Oil Spill on the Wild Harbor Marsh by John M. Teal and Kathryn A. Burns

The Cape Naturalist: Vol 1 No 1

June, 1972

Oil Spill on the Wild Harbor Marsh

by John M. Teal and Kathryn A. Burns

The oil spill at West Falmouth which resulted from the grounding of a fuel oil barge in September 1969, is probably the best studied such accident in the world. Within one week of the spill scientists at Woods Hole Oceanographic Institution began studying the lethal effects of the oil on bottom animals. Observation of changes in abundance and distribution of animals and chemical characteristics of the oil remaining in the sediments have continued to the present.

Our work has dealt with the effects of the oil on the salt marshes of the Wild Harbor river onto which the oil was carried by a storm a few days after the spill. In spite of large numbers of dead estuarine animals, the immediate, apparent effect of the oil on the marsh itself was minimal. Marsh grasses were already seasonally brown when oiled. Dead fish and mussels were found on the marsh surface but throughout the first winter after the spill the marsh was fairly normal in appearance. During the following spring the effect of the oil became apparent.
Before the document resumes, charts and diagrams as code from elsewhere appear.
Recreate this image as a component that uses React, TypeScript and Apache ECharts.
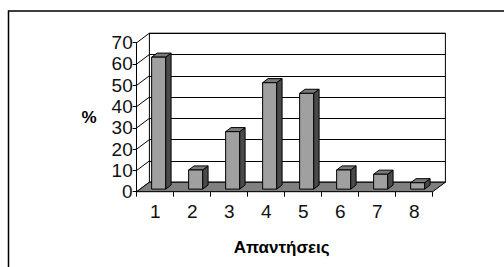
import React, { useEffect, useRef } from "react";
import * as echarts from "echarts";

const categories = ["1", "2", "3", "4", "5", "6", "7", "8"];
const values = [62, 9, 27, 50, 45, 9, 7, 3];
const yTicks = [0, 10, 20, 30, 40, 50, 60, 70];
const xTitle = "Απαντήσεις";
const yTitle = "%";

const FONT = "'Liberation Sans', Arial, sans-serif";
const FRONT = { left: 136.7, top: 42.7, width: 296, height: 149 };
const DEPTH = { x: 12.7, y: -9.5 };
const BAR_FRONT = 0.27;
const BAR_DEPTH = 0.43;
const BAR_W = 14;

export default function App() {
  const ref = useRef<HTMLDivElement>(null);
  useEffect(() => {
    document.body.style.margin = "0";
    const chart = echarts.init(ref.current!, null, { renderer: "svg" });
    const option: any = {
      animation: false,
      backgroundColor: "#fff",
      textStyle: { fontFamily: FONT },
      graphic: [
        {
          type: "rect",
          shape: { x: 8.5, y: 11, width: 700, height: 500 },
          style: { fill: "none", stroke: "#000", lineWidth: 1.5 },
          silent: true,
        },
      ],
      grid: [
        { ...FRONT },
        {
          left: FRONT.left + DEPTH.x,
          top: FRONT.top + DEPTH.y,
          width: FRONT.width,
          height: FRONT.height,
          show: true,
          borderColor: "#000",
          borderWidth: 1,
        },
      ],
      xAxis: [
        {
          gridIndex: 0,
          type: "category",
          data: categories,
          axisLine: { show: true, lineStyle: { color: "#000", width: 1 } },
          axisTick: { show: true, length: 5, lineStyle: { color: "#000" } },
          axisLabel: { fontSize: 19, color: "#111", margin: 10, fontFamily: FONT },
          name: xTitle,
          nameLocation: "middle",
          nameGap: 47,
          nameTextStyle: {
            fontSize: 17,
            fontWeight: "bold",
            color: "#000",
            fontFamily: FONT,
            padding: [0, 6, 0, 0],
          },
        },
        { gridIndex: 1, type: "category", data: categories, show: false },
      ],
      yAxis: [
        {
          gridIndex: 0,
          type: "value",
          min: 0,
          max: 70,
          interval: 10,
          axisLine: { show: true, lineStyle: { color: "#000", width: 1 } },
          axisTick: { show: true, length: 4, lineStyle: { color: "#000" } },
          splitLine: { show: false },
          axisLabel: { fontSize: 19, color: "#111", margin: 4, fontFamily: FONT },
          name: yTitle,
          nameLocation: "middle",
          nameRotate: 0,
          nameGap: 40,
          nameTextStyle: { fontSize: 17, fontWeight: "bold", color: "#000", fontFamily: FONT },
        },
        {
          gridIndex: 1,
          type: "value",
          min: 0,
          max: 70,
          interval: 10,
          axisLine: { show: false },
          axisTick: { show: false },
          axisLabel: { show: false },
          splitLine: { show: true, lineStyle: { color: "#000", width: 1 } },
        },
      ],
      series: [
        {
          type: "custom",
          name: "wall",
          xAxisIndex: 0,
          yAxisIndex: 0,
          clip: false,
          silent: true,
          z: 1,
          data: yTicks.map((v) => [0, v]),
          renderItem: (params: any, api: any) => {
            const c = api.coord([0, api.value(1)]);
            const bw = api.size([1, 0])[0];
            const x = c[0] - bw / 2;
            return {
              type: "line",
              shape: { x1: x, y1: c[1], x2: x + DEPTH.x, y2: c[1] + DEPTH.y },
              style: { stroke: "#000", lineWidth: 1 },
            };
          },
        },
        {
          type: "custom",
          name: "floor",
          xAxisIndex: 0,
          yAxisIndex: 0,
          clip: false,
          silent: true,
          z: 2,
          data: [[0, 0]],
          renderItem: (params: any, api: any) => {
            const bw = api.size([1, 0])[0];
            const a = api.coord([0, 0]);
            const b = api.coord([categories.length - 1, 0]);
            const L = a[0] - bw / 2;
            const R = b[0] + bw / 2;
            const y = a[1];
            return {
              type: "polygon",
              shape: {
                points: [
                  [L, y],
                  [L + DEPTH.x, y + DEPTH.y],
                  [R + DEPTH.x, y + DEPTH.y],
                  [R, y],
                ],
              },
              style: { fill: "#808080", stroke: "#000", lineWidth: 1 },
            };
          },
        },
        {
          type: "custom",
          name: "bars",
          xAxisIndex: 0,
          yAxisIndex: 0,
          clip: false,
          z: 3,
          data: values.map((v, i) => [i, v]),
          renderItem: (params: any, api: any) => {
            const i = api.value(0);
            const c = api.coord([i, api.value(1)]);
            const c0 = api.coord([i, 0]);
            const ox = DEPTH.x * BAR_FRONT;
            const oy = DEPTH.y * BAR_FRONT;
            const dx = DEPTH.x * BAR_DEPTH;
            const dy = DEPTH.y * BAR_DEPTH;
            const x = c[0] + ox - BAR_W / 2;
            const top = c[1] + oy;
            const bot = c0[1] + oy;
            const st = { stroke: "#000", lineWidth: 1 };
            return {
              type: "group",
              children: [
                {
                  type: "polygon",
                  shape: {
                    points: [
                      [x + BAR_W, top],
                      [x + BAR_W + dx, top + dy],
                      [x + BAR_W + dx, bot + dy],
                      [x + BAR_W, bot],
                    ],
                  },
                  style: { fill: "#4a4a4a", ...st },
                },
                {
                  type: "polygon",
                  shape: {
                    points: [
                      [x, top],
                      [x + dx, top + dy],
                      [x + BAR_W + dx, top + dy],
                      [x + BAR_W, top],
                    ],
                  },
                  style: { fill: "#7a7a7a", ...st },
                },
                {
                  type: "rect",
                  shape: { x, y: top, width: BAR_W, height: bot - top },
                  style: { fill: "#a0a0a0", ...st },
                },
              ],
            };
          },
        },
      ],
    };
    chart.setOption(option);
    return () => chart.dispose();
  }, []);
  return (
    <div
      ref={ref}
      style={{ position: "fixed", left: 0, top: 0, width: 504, height: 267 }}
    />
  );
}
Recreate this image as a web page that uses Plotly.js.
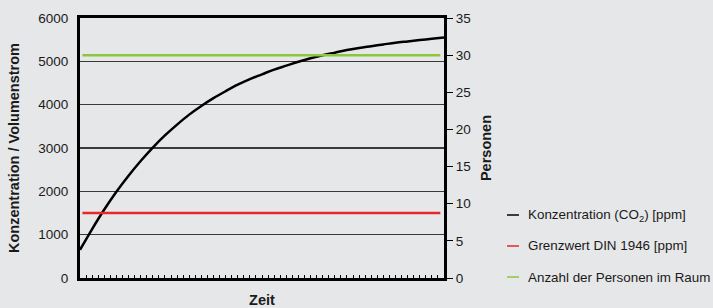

Grass did not sprout on the oiled marsh as it did on the unoiled portions which turned green as usual. A small growth of green algae, along with a scattering of Salicornia (saltwort) grew on the oiled surface but the sparse growth only emphasized how complete was the destruction. Plant production of the oiled portion was reduced to zero. What little production remained was not sufficient to offset the rate of decomposition. The latter was determined by measuring carbon dioxide production resulting from the respiratory activity of all marsh organisms. Since only a few minute soil animals remained in the marsh, most of this activity was due to bacteria. Even this bacterial activity on the oiled marsh was only one quarter of that on the nearby healthy marsh.